Fourth, we could benefit from new kinds of flexibility – and experimentation – in working on many levels of politics simultaneously. For a long time ahead we will be working under conditions where the extreme racist/militarist right is a major danger, and where the complexities of Middle East politics (including the fact that U.S. imperialism is not the only reactionary force operating there) combined with media disinformation causes large-scale confusion among even progressive sectors of the U.S. population. These and other factors mandate approaches that look to finding every possible way of working with the broadest possible forces on specific issues – "meeting people where they are at" as the jargon puts it. At the same time, without a steadily expanding layer of the population that has and acts on a critique of the depth of militarism in society, and the nature of empire, we will have to keep reinventing the wheel, and have tremendous difficulty sustaining a durable antiwar movement between exceptional moments of protest. For addressing these two challenges, which sometimes pull in different directions, either/or approaches won't work. We need both/and.
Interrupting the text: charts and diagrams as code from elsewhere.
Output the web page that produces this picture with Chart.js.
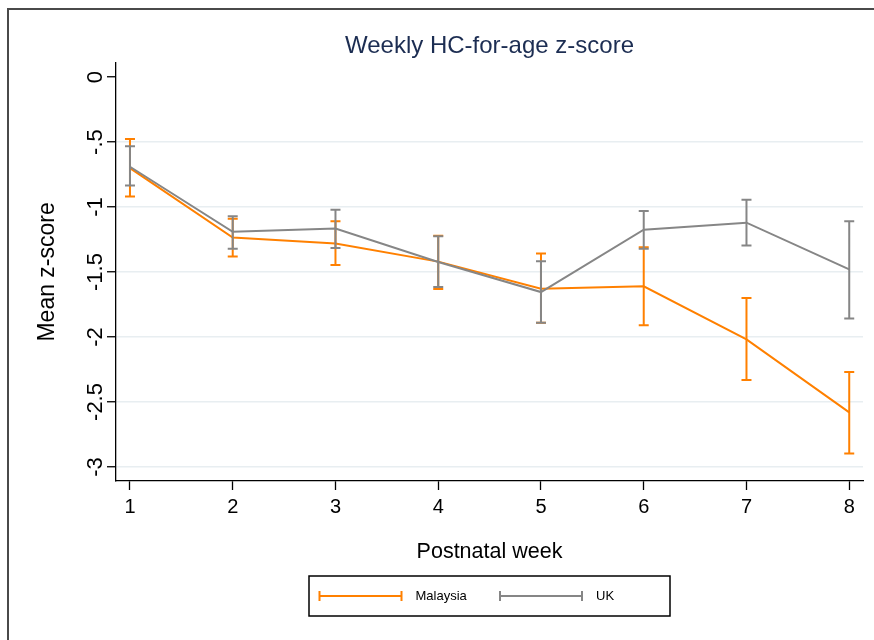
<!DOCTYPE html>
<html>
<head>
<meta charset="utf-8">
<script src="https://cdn.jsdelivr.net/npm/chart.js@4/dist/chart.umd.min.js"></script>
<style>
  html, body { margin: 0; padding: 0; background: #fff; }
  canvas { display: block; }
</style>
</head>
<body>
<canvas id="chart" width="874" height="640"></canvas>
<script>
// Weekly mean head-circumference-for-age z-scores with 95% intervals
const weeks = [1, 2, 3, 4, 5, 6, 7, 8];

const malaysiaMean = [-0.70, -1.235, -1.28, -1.42, -1.628, -1.61, -2.018, -2.58];
const malaysiaLow  = [-0.918, -1.38, -1.446, -1.63, -1.89, -1.91, -2.33, -2.897];
const malaysiaHigh = [-0.477, -1.09, -1.11, -1.22, -1.358, -1.31, -1.70, -2.27];

const ukMean = [-0.69, -1.19, -1.166, -1.423, -1.654, -1.174, -1.12, -1.48];
const ukLow  = [-0.835, -1.32, -1.315, -1.615, -1.89, -1.32, -1.295, -1.858];
const ukHigh = [-0.533, -1.07, -1.02, -1.225, -1.418, -1.03, -0.943, -1.11];

const seriesNames = ['Malaysia', 'UK'];
const yTickValues = [0, -0.5, -1, -1.5, -2, -2.5, -3];
const yTickLabels = ['0', '-.5', '-1', '-1.5', '-2', '-2.5', '-3'];

const FONT = '"Liberation Sans", Arial, Helvetica, sans-serif';
const ORANGE = '#ff8000';
const GRAY = '#868686';

const intervals = [
  { low: malaysiaLow, high: malaysiaHigh },
  { low: ukLow, high: ukHigh }
];

const toPoints = (ys) => weeks.map((w, i) => ({ x: w, y: ys[i] }));

// Capped vertical interval bars, drawn right after each series' line
const errorBars = {
  id: 'errorBars',
  afterDatasetDraw(chart, args) {
    const band = intervals[args.index];
    if (!band) return;
    const ds = chart.data.datasets[args.index];
    const { ctx, scales: { x, y } } = chart;
    const cap = 5;
    ctx.save();
    ctx.strokeStyle = ds.borderColor;
    ctx.lineWidth = 2;
    ctx.beginPath();
    weeks.forEach((w, i) => {
      const px = x.getPixelForValue(w);
      const top = y.getPixelForValue(band.high[i]);
      const bot = y.getPixelForValue(band.low[i]);
      ctx.moveTo(px, top); ctx.lineTo(px, bot);
      ctx.moveTo(px - cap, top); ctx.lineTo(px + cap, top);
      ctx.moveTo(px - cap, bot); ctx.lineTo(px + cap, bot);
    });
    ctx.stroke();
    ctx.restore();
  }
};

// Boxed key below the plot with capped-line symbols
const keyBox = {
  id: 'keyBox',
  afterDraw(chart) {
    const { ctx, chartArea: a } = chart;
    const w = 361, h = 40;
    const left = (a.left + a.right) / 2 - w / 2;
    const top = a.bottom + 95;
    const colW = w / chart.data.datasets.length;
    ctx.save();
    ctx.strokeStyle = '#000';
    ctx.lineWidth = 1.5;
    ctx.strokeRect(left, top, w, h);
    chart.data.datasets.forEach((ds, i) => {
      const x0 = left + i * colW + 9.5;
      const yc = top + h / 2;
      const len = 84;
      ctx.strokeStyle = ds.borderColor;
      ctx.lineWidth = 2;
      ctx.beginPath();
      ctx.moveTo(x0, yc); ctx.lineTo(x0 + len, yc);
      ctx.moveTo(x0 + 1, yc - 5); ctx.lineTo(x0 + 1, yc + 5);
      ctx.moveTo(x0 + len - 1, yc - 5); ctx.lineTo(x0 + len - 1, yc + 5);
      ctx.stroke();
      ctx.fillStyle = '#000';
      ctx.font = '13px ' + FONT;
      ctx.textAlign = 'left';
      ctx.textBaseline = 'middle';
      ctx.fillText(ds.label, x0 + len + 13, yc + 0.5);
    });
    ctx.restore();
  }
};

// White background and outer graph-region frame
const frame = {
  id: 'frame',
  beforeDraw(chart) {
    const { ctx, width, height } = chart;
    ctx.save();
    ctx.fillStyle = '#fff';
    ctx.fillRect(0, 0, width, height);
    ctx.strokeStyle = '#4a4a4a';
    ctx.lineWidth = 2;
    ctx.strokeRect(8, 9, width + 20, height + 20);
    ctx.restore();
  }
};

new Chart(document.getElementById('chart'), {
  type: 'line',
  data: {
    datasets: [
      {
        label: seriesNames[0],
        data: toPoints(malaysiaMean),
        borderColor: ORANGE,
        backgroundColor: ORANGE,
        borderWidth: 2,
        pointRadius: 0,
        tension: 0,
        order: 1
      },
      {
        label: seriesNames[1],
        data: toPoints(ukMean),
        borderColor: GRAY,
        backgroundColor: GRAY,
        borderWidth: 2,
        pointRadius: 0,
        tension: 0,
        order: 0
      }
    ]
  },
  options: {
    responsive: false,
    animation: false,
    devicePixelRatio: 1,
    layout: { padding: { left: 0, right: 11, top: 0, bottom: 69 } },
    plugins: {
      legend: { display: false },
      tooltip: { enabled: false },
      title: {
        display: true,
        fullSize: false,
        text: 'Weekly HC-for-age z-score',
        color: '#1c2d52',
        font: { family: FONT, size: 24, weight: 'normal' },
        padding: { top: 32, bottom: 2 }
      }
    },
    scales: {
      x: {
        type: 'linear',
        min: 0.864,
        max: 8.134,
        afterBuildTicks: (s) => { s.ticks = weeks.map((v) => ({ value: v })); },
        afterFit: (s) => { s.height = 90; },
        ticks: {
          color: '#000',
          font: { family: FONT, size: 20 },
          padding: 5,
          autoSkip: false,
          maxRotation: 0,
          callback: (v) => String(v)
        },
        grid: {
          drawOnChartArea: false,
          drawTicks: true,
          tickLength: 9,
          tickColor: '#000',
          tickWidth: 1.3
        },
        border: { display: true, color: '#000', width: 1.3 },
        title: {
          display: true,
          text: 'Postnatal week',
          color: '#000',
          font: { family: FONT, size: 21.5 },
          padding: { top: 0, bottom: 6 }
        }
      },
      y: {
        type: 'linear',
        min: -3.108,
        max: 0.11,
        afterBuildTicks: (s) => { s.ticks = yTickValues.map((v) => ({ value: v })); },
        afterFit: (s) => { s.width = 116; },
        ticks: {
          color: '#000',
          font: { family: FONT, size: 22 },
          minRotation: 90,
          maxRotation: 90,
          crossAlign: 'center',
          padding: -7.5,
          autoSkip: false,
          callback: (v) => yTickLabels[yTickValues.indexOf(v)]
        },
        grid: {
          color: (c) => (c.tick && c.tick.value === 0 ? 'rgba(0,0,0,0)' : '#e8eef1'),
          lineWidth: 1.5,
          tickColor: '#000',
          tickWidth: 1.3,
          tickLength: 9
        },
        border: { display: true, color: '#000', width: 1.3 },
        title: {
          display: true,
          text: 'Mean z-score',
          color: '#000',
          font: { family: FONT, size: 23 },
          padding: { top: 34, bottom: 0 }
        }
      }
    }
  },
  plugins: [frame, errorBars, keyBox]
});
</script>
</body>
</html>
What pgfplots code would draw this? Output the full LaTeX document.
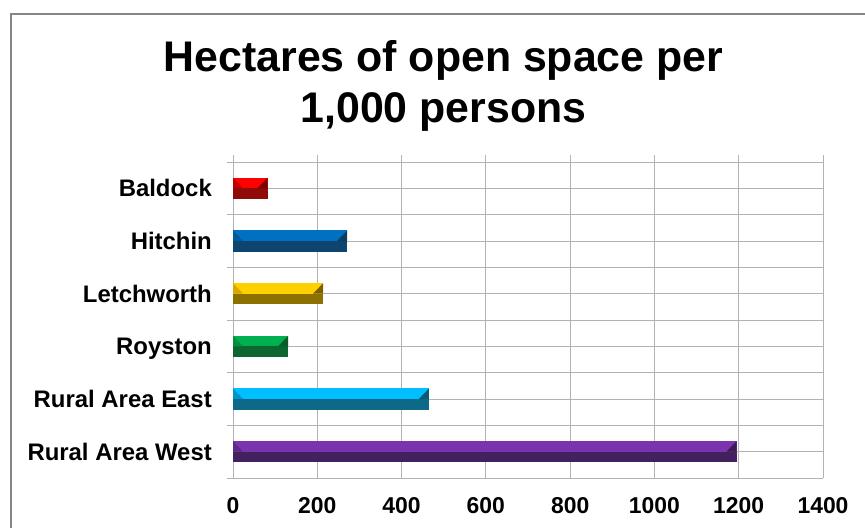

Last, though achieving breakthroughs for peace is fundamentally a matter of gaining political muscle, this project is inseparable from taking a firm moral stand and gaining the moral high ground. Militarism can advance politically without a moral anchor. But anti-militarism cannot. In this or that situation an antiwar movement may appeal to one or another practical political calculation as part of its message. But if we surrender to "real politick" in the drive for political clout, we are headed down a slippery slope. We are far from a morally pure movement and each of us has the same moral failings and confronts the same moral dilemmas as other human beings. Some of us are complete pacifists and others believe resort to force is justified in some situations. All that said, only a movement that strives to keep the moral dimension integral to its message to others and to its internal workings; a movement that appeals to people's "better angels" and is infused with respect for all other human beings; a movement that that rejects of the domination of one country or group or person over another - only that kind of movement can become a force with enough support and strength to end the wars being waged by the most powerful empire the world has ever seen.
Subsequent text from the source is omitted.